## What needs to be done
Exactly as written, retype the listing below, omitting the pictures.

## Data lines
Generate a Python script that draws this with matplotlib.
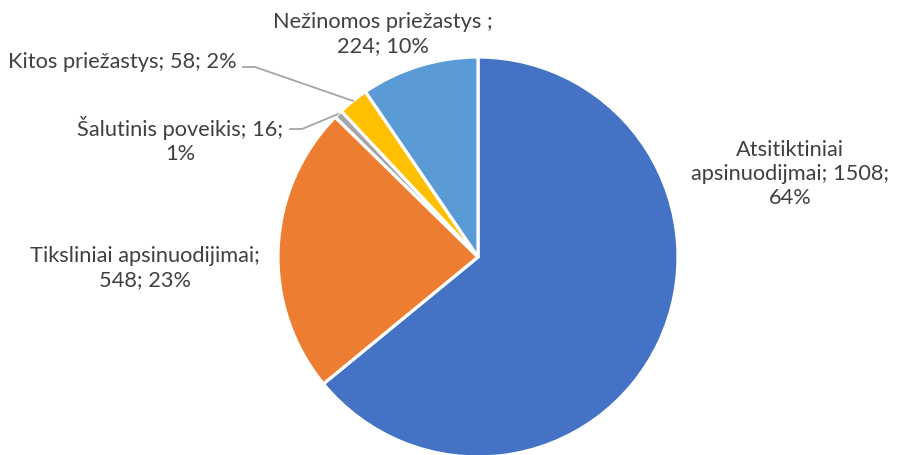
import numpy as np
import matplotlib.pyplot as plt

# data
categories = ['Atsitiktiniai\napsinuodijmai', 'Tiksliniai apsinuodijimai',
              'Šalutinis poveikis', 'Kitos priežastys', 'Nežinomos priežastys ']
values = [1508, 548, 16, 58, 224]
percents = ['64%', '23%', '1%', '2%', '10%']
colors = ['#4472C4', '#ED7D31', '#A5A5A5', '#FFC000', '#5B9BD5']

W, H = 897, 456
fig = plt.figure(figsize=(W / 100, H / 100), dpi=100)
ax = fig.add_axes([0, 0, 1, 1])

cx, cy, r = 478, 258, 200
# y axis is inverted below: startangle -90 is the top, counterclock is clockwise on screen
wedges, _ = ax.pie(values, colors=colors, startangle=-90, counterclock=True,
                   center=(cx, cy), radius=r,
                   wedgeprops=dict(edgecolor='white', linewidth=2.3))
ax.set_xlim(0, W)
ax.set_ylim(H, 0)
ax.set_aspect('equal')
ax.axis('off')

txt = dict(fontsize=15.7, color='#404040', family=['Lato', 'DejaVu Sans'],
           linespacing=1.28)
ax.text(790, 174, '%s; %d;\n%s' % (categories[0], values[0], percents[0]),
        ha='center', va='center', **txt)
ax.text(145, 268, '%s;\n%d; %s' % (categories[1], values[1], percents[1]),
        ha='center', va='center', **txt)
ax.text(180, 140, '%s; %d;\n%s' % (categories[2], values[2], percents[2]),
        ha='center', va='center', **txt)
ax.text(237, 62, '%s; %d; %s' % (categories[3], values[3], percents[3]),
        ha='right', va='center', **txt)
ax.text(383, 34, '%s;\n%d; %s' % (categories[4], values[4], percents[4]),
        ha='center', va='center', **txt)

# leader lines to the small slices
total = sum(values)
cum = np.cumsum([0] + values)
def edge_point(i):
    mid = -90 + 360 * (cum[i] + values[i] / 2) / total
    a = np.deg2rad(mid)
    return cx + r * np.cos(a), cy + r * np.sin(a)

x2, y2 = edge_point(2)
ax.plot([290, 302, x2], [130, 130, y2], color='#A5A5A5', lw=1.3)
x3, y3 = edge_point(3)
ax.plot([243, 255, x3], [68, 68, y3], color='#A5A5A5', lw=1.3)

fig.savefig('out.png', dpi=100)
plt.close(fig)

## Answer to this task
Generate a Python script that draws this with matplotlib.
import numpy as np
import matplotlib.pyplot as plt

# data
categories = ['Atsitiktiniai\napsinuodijmai', 'Tiksliniai apsinuodijimai',
              'Šalutinis poveikis', 'Kitos priežastys', 'Nežinomos priežastys ']
values = [1508, 548, 16, 58, 224]
percents = ['64%', '23%', '1%', '2%', '10%']
colors = ['#4472C4', '#ED7D31', '#A5A5A5', '#FFC000', '#5B9BD5']

W, H = 897, 456
fig = plt.figure(figsize=(W / 100, H / 100), dpi=100)
ax = fig.add_axes([0, 0, 1, 1])

cx, cy, r = 478, 258, 200
# y axis is inverted below: startangle -90 is the top, counterclock is clockwise on screen
wedges, _ = ax.pie(values, colors=colors, startangle=-90, counterclock=True,
                   center=(cx, cy), radius=r,
                   wedgeprops=dict(edgecolor='white', linewidth=2.3))
ax.set_xlim(0, W)
ax.set_ylim(H, 0)
ax.set_aspect('equal')
ax.axis('off')

txt = dict(fontsize=15.7, color='#404040', family=['Lato', 'DejaVu Sans'],
           linespacing=1.28)
ax.text(790, 174, '%s; %d;\n%s' % (categories[0], values[0], percents[0]),
        ha='center', va='center', **txt)
ax.text(145, 268, '%s;\n%d; %s' % (categories[1], values[1], percents[1]),
        ha='center', va='center', **txt)
ax.text(180, 140, '%s; %d;\n%s' % (categories[2], values[2], percents[2]),
        ha='center', va='center', **txt)
ax.text(237, 62, '%s; %d; %s' % (categories[3], values[3], percents[3]),
        ha='right', va='center', **txt)
ax.text(383, 34, '%s;\n%d; %s' % (categories[4], values[4], percents[4]),
        ha='center', va='center', **txt)

# leader lines to the small slices
total = sum(values)
cum = np.cumsum([0] + values)
def edge_point(i):
    mid = -90 + 360 * (cum[i] + values[i] / 2) / total
    a = np.deg2rad(mid)
    return cx + r * np.cos(a), cy + r * np.sin(a)

x2, y2 = edge_point(2)
ax.plot([290, 302, x2], [130, 130, y2], color='#A5A5A5', lw=1.3)
x3, y3 = edge_point(3)
ax.plot([243, 255, x3], [68, 68, y3], color='#A5A5A5', lw=1.3)

fig.savefig('out.png', dpi=100)
plt.close(fig)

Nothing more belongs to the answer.